• **Data records**:
= = = = =

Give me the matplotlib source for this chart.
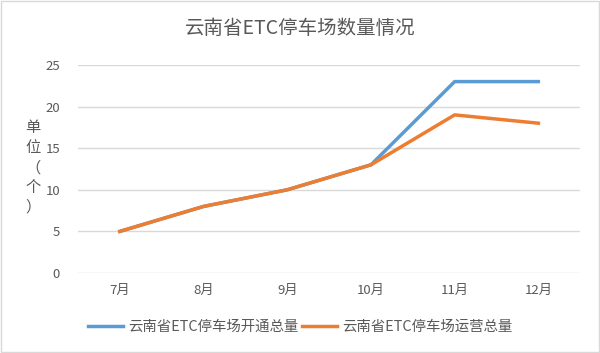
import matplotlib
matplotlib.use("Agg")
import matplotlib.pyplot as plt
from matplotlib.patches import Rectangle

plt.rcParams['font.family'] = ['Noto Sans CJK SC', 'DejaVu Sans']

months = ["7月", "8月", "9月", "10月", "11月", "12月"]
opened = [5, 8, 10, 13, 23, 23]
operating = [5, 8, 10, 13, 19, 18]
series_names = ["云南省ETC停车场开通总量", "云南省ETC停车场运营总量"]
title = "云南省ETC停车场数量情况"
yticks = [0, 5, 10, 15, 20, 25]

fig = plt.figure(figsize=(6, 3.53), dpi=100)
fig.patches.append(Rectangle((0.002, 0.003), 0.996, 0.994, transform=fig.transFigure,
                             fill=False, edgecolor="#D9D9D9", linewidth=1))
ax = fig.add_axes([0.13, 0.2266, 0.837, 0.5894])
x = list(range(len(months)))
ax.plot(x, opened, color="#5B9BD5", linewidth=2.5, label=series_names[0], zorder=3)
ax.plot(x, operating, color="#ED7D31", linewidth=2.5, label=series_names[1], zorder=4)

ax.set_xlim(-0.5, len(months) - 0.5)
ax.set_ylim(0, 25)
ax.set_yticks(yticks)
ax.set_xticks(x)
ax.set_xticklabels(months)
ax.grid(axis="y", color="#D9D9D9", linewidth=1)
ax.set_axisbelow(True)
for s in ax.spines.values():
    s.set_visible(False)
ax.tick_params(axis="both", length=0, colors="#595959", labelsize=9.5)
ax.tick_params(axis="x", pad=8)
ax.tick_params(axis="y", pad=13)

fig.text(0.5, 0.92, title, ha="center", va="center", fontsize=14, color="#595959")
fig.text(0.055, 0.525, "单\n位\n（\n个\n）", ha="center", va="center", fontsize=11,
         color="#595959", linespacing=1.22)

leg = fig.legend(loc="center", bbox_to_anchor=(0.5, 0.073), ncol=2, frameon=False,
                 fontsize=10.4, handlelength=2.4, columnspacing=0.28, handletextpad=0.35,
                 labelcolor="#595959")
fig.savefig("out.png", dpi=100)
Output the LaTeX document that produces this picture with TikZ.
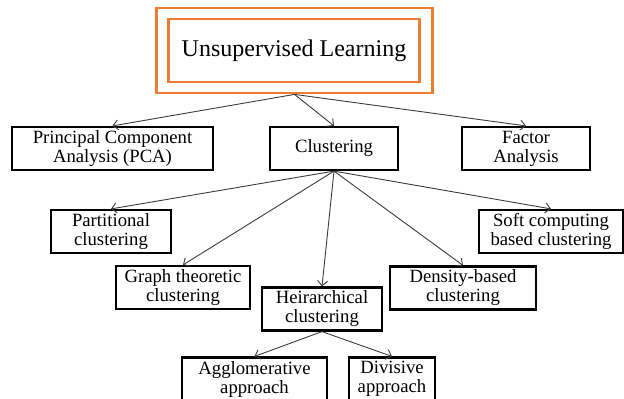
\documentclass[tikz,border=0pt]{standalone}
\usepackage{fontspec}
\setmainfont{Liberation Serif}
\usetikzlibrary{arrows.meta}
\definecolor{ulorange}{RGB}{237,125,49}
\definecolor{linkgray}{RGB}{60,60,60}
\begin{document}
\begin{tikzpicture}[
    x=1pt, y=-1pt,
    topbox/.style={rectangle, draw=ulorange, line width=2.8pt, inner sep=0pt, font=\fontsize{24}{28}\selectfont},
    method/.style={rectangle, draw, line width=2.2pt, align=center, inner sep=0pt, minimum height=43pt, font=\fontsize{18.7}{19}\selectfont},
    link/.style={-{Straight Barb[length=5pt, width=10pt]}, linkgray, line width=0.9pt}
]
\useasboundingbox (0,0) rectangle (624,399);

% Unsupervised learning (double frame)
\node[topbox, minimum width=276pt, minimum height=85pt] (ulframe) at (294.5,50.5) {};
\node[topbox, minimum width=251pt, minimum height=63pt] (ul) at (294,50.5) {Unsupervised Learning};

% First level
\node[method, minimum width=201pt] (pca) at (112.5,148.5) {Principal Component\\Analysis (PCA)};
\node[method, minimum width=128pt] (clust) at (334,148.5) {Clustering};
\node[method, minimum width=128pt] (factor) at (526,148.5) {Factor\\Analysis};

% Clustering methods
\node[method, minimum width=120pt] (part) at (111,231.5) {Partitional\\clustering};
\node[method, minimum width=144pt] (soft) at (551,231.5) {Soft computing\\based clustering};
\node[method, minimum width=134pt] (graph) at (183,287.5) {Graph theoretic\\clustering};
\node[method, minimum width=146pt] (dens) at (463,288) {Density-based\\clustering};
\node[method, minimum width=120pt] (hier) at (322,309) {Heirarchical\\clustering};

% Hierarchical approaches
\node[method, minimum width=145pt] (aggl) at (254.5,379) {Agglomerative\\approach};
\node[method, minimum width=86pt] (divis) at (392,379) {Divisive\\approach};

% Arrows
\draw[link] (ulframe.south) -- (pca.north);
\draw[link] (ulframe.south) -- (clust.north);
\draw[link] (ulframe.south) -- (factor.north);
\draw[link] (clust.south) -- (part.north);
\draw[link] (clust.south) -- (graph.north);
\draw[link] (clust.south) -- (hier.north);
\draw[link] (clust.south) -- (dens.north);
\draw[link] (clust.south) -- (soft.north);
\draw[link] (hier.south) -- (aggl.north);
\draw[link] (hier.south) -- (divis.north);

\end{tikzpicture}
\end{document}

= = = = =

• **Task goal**: Copy out all lines that carry the word "this".

• **Task result**:
Give me the matplotlib source for this chart.
Output the LaTeX document that produces this picture with TikZ.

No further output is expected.